Word of the Day

Friday, February 25, 2011


\lek-suh-KAH-gruh-fee\ , noun;
The writing or compiling of dictionaries; the editing or making of dictionaries.
The principles and practices applied to writing dictionaries.
Dictionary of American Regional English, Volume I heroically preserves our rapidly disappearing folk expressions, and many of the rich, salty words and phrases found in its 904 pages could encourage a taste for lexicography.
-- Shirley Horner, review of "Dictionary of American Regional English", New York Times, December 8, 1985
Jim is a dictionary writer by trade, one of those sedentary wordsmiths who spend their lives in the library and retire with watery eyes and schoolteacher salaries--except he found a way to abandon lexicography and make a windfall fortune in the Internet economy.

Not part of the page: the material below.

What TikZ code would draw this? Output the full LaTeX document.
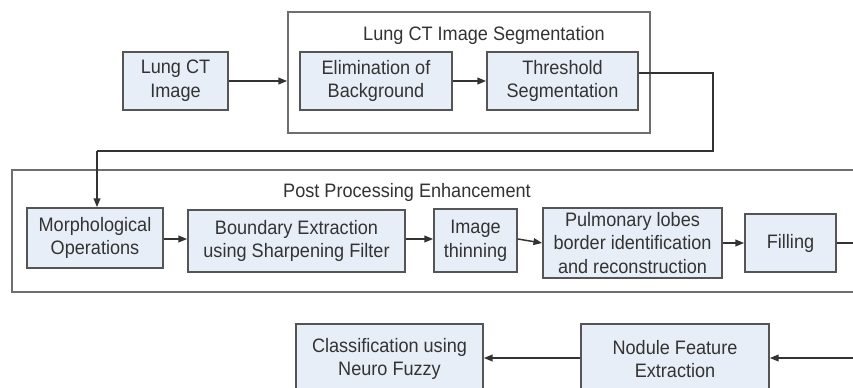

-- Christopher McDougall, "The Secret of Vuleefore", Outside magazine, September 2000
The final arrangement of "set," achieved under the by then septuagenarian Murray, is perhaps lexicography's Eroica Symphony.

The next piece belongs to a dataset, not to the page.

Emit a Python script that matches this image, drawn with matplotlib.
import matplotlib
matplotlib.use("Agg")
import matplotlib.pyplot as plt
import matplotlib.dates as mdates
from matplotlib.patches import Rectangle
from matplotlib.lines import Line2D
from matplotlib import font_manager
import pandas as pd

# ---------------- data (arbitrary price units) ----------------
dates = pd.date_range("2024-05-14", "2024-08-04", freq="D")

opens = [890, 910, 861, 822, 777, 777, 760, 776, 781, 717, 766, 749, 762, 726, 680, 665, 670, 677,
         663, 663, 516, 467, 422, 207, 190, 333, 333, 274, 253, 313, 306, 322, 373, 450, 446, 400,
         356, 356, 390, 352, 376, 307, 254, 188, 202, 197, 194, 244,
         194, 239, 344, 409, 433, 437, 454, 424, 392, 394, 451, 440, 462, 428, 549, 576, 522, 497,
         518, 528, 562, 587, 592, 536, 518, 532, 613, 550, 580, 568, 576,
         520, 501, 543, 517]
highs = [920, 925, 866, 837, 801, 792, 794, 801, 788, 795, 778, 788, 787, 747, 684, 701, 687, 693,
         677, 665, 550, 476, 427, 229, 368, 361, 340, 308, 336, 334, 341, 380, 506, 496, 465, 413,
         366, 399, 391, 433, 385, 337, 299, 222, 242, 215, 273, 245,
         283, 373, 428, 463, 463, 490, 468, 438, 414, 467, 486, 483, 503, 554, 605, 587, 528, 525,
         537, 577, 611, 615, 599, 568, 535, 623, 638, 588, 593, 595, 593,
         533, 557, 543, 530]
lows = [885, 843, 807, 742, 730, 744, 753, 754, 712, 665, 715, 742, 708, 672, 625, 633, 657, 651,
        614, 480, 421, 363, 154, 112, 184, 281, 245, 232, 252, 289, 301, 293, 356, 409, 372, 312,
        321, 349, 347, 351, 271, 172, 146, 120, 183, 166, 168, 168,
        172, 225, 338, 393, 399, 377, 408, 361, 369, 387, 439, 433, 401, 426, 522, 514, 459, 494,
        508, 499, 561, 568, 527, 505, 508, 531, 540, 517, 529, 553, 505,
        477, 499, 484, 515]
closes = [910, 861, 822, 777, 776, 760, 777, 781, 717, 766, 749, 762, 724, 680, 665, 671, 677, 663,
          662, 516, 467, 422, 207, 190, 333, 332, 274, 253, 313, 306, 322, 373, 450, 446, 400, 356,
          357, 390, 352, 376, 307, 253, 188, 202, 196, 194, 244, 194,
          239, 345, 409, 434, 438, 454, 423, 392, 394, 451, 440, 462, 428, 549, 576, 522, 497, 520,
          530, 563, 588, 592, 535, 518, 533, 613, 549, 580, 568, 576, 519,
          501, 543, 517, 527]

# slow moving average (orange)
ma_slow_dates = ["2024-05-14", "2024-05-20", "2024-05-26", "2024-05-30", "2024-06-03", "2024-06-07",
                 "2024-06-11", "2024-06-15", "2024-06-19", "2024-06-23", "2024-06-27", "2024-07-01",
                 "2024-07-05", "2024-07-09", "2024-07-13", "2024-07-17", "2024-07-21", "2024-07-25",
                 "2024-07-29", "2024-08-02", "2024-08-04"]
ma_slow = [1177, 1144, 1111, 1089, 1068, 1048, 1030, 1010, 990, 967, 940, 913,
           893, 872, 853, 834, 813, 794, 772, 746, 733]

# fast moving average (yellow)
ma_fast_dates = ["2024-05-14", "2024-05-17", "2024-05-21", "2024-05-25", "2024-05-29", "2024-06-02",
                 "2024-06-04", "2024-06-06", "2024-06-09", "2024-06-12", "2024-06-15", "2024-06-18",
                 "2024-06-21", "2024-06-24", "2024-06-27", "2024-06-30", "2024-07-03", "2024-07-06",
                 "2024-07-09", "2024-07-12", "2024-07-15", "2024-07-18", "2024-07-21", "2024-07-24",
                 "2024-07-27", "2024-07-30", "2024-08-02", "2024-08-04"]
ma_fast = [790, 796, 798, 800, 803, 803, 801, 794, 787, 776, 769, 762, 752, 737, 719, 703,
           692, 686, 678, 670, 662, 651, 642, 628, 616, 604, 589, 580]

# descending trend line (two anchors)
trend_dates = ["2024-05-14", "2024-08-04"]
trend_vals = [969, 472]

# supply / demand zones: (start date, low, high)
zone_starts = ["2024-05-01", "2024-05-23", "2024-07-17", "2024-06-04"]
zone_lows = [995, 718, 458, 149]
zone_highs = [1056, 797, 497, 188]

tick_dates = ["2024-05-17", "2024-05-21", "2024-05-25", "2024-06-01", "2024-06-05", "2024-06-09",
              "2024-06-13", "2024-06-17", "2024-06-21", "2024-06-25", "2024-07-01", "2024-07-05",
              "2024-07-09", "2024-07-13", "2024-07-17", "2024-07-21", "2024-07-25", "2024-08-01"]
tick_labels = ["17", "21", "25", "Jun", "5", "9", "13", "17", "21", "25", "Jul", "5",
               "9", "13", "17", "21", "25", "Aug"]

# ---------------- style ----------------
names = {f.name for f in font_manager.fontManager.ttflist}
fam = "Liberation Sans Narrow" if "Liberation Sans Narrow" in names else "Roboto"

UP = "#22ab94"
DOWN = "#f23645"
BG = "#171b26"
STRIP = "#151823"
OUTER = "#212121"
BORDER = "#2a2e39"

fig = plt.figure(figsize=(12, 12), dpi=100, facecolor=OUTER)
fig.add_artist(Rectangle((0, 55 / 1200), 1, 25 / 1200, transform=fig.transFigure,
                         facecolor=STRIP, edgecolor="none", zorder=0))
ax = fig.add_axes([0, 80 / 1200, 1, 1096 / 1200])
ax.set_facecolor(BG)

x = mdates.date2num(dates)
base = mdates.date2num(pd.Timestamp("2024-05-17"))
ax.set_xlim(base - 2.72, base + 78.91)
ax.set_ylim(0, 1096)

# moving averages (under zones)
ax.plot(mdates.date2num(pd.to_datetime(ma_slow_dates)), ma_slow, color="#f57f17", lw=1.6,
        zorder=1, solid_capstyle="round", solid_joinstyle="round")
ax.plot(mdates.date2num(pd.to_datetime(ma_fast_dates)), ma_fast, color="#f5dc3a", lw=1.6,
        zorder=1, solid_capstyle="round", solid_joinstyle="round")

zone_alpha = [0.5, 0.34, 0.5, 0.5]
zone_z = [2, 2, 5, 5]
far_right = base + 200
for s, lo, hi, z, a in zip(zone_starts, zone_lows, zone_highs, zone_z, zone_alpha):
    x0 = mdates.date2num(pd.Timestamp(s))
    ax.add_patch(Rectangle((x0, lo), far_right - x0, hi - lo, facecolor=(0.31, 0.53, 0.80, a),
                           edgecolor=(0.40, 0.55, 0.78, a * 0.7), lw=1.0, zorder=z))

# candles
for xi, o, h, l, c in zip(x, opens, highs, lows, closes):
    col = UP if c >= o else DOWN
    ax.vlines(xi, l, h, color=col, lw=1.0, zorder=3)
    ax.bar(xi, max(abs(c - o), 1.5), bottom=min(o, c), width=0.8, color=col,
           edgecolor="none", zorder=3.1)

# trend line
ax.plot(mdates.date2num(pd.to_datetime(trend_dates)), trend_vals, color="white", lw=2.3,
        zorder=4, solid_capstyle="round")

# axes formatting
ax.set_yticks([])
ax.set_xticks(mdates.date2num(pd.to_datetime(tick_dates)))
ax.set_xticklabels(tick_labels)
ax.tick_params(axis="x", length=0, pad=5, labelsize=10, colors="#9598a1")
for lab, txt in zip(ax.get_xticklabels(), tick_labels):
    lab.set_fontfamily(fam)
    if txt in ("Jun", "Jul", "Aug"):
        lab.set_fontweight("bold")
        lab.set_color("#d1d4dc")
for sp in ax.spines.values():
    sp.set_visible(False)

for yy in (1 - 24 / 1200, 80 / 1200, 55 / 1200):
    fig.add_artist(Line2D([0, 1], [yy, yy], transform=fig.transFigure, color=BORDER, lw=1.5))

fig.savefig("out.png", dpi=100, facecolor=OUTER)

-- Hugh Kenner, "Ode on an OED" review of The Oxford English Dictionary, The Oxford English Dictionary,New York Times, April 16, 1989
I am not so lost in lexicography as to forget that words are the daughters of earth, and that things are the sons of heaven.
-- Samuel Johnson, preface to his Dictionary of the English Language
Lexicography is derived from the Greek lexicon (biblion), a word- or phrase-book (from lexis, a phrase, a word) + graphein, to write. A lexicographer (thought to be formed on the pattern of geographer) is a compiler or writer of a dictionary -- as defined by Samuel Johnson in his own Dictionary of the English Language, "a writer of dictionaries, a harmless drudge."